Newt Scamander will be the lead character in a new film series with the script being written by Rowling. I look forward to it and especially to see if she can imbue her film script with the light humour present in this book.  

Friday, October 04, 2013

The Tales of Beedle the Bard - J.K.Rowling

This is the Sixty-sixth in my one-book-at-a-time bookshelf.

Those who have read the Harry Potter series to its conclusion know that the stories in this collection are integral to the plot. Even if you knew little or nothing about the world of Harry Potter the tales in the collection are gripping. Rowling totally gets the ancient tradition of fairy tales.

For those who are avid fans of the series then this allows you to revisit the world for a brief while.


Tuesday, October 01, 2013

Harry Potter and the Deathly Hallows - J.K.Rowling

This is the Sixty-fifth in my one-book-at-a-time bookshelf.

This last and much anticipated book in the Harry Potter series was released in July 2007 amidst great secrecy and extraordinary logistics. The attempts, largely successful, to embargo the book and release simultaneously worldwide created an hysteria. We were not immune. However - we were travelling by car during its release, a long journey that had two overnight stops, to an isolated place on the Western Australian coast called Coral Bay. The last major town we passed through before our week in relative isolation was Carnarvon (which is not major by world definitions of a town, google it if you want to see what I mean). At this time my daughter was also reading the series and we both wanted the last book. We dropped into a newsagent in the town, expecting to get a copy, but their long faces told us the sad news. The shipment of books hadn't arrived. Carnarvon was the town Harry forgot.

We survived the disappointment and enjoyed our week at the coastal resort - despite being tormented by the sight of another guest who was clearly reading the Deathly Hallows by the pool. The day after our return to the city the kids went to school and the better half started a new job and I went to the shops and bought me a copy of Harry Potter and the Deathly Hallows. I sat in the car and read the first chapter before I drove home. During the next week my daughter read it during the day and I read it after she had retired for the night.

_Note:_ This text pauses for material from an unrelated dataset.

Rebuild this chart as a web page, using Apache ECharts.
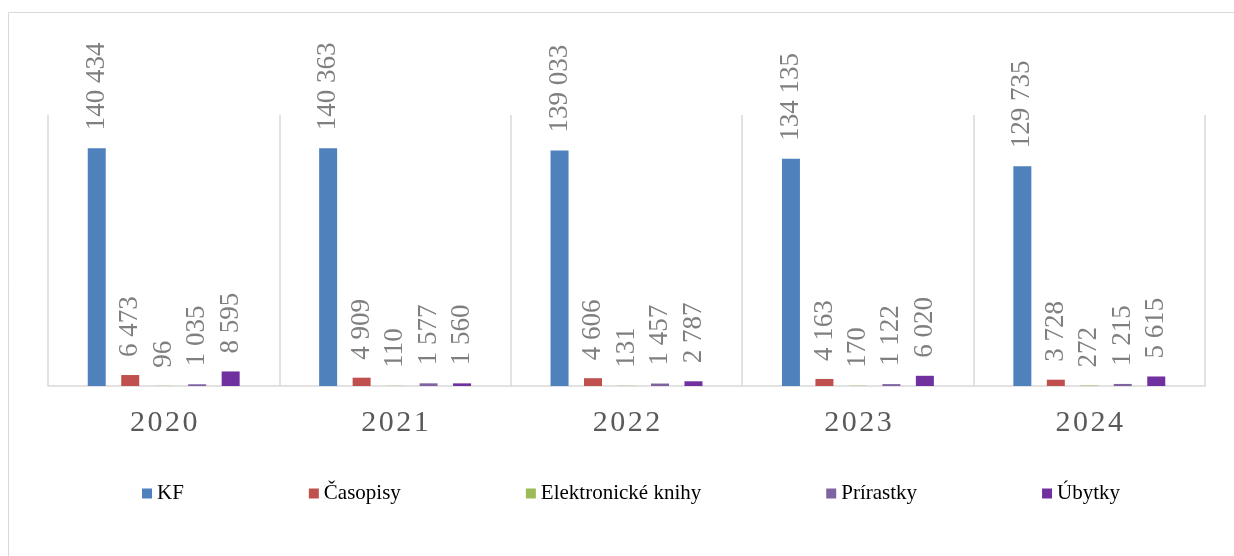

This last book, which has such a convoluted plot to disentangle that it required two movies, was a bit of a struggle at times, but, the last 100 pages are magnificent. The first time I finished the book I went straight back and read those last chapters again. I will read all seven books again, and again. That is why they are on my bookshelf.

I'm a big admirer of Rowling. I think she has some real talents as a writer, particularly her naming of people and things, her twisty plots, her humour and her endearing (and not) characters. I think she is under rated and that her books will still be in print in a 100 years. However I am even more impressed by the fact that she likes to write and despite the global hysteria that surrounded the growing popularity of her books and the films, and the squillions of money she was making, and the subsequent off spring she had, that she managed to complete the series and bring it all home in a fabulous, satisfying and complete finale. She is one tough woman and clearly a compulsive writer. Hooray!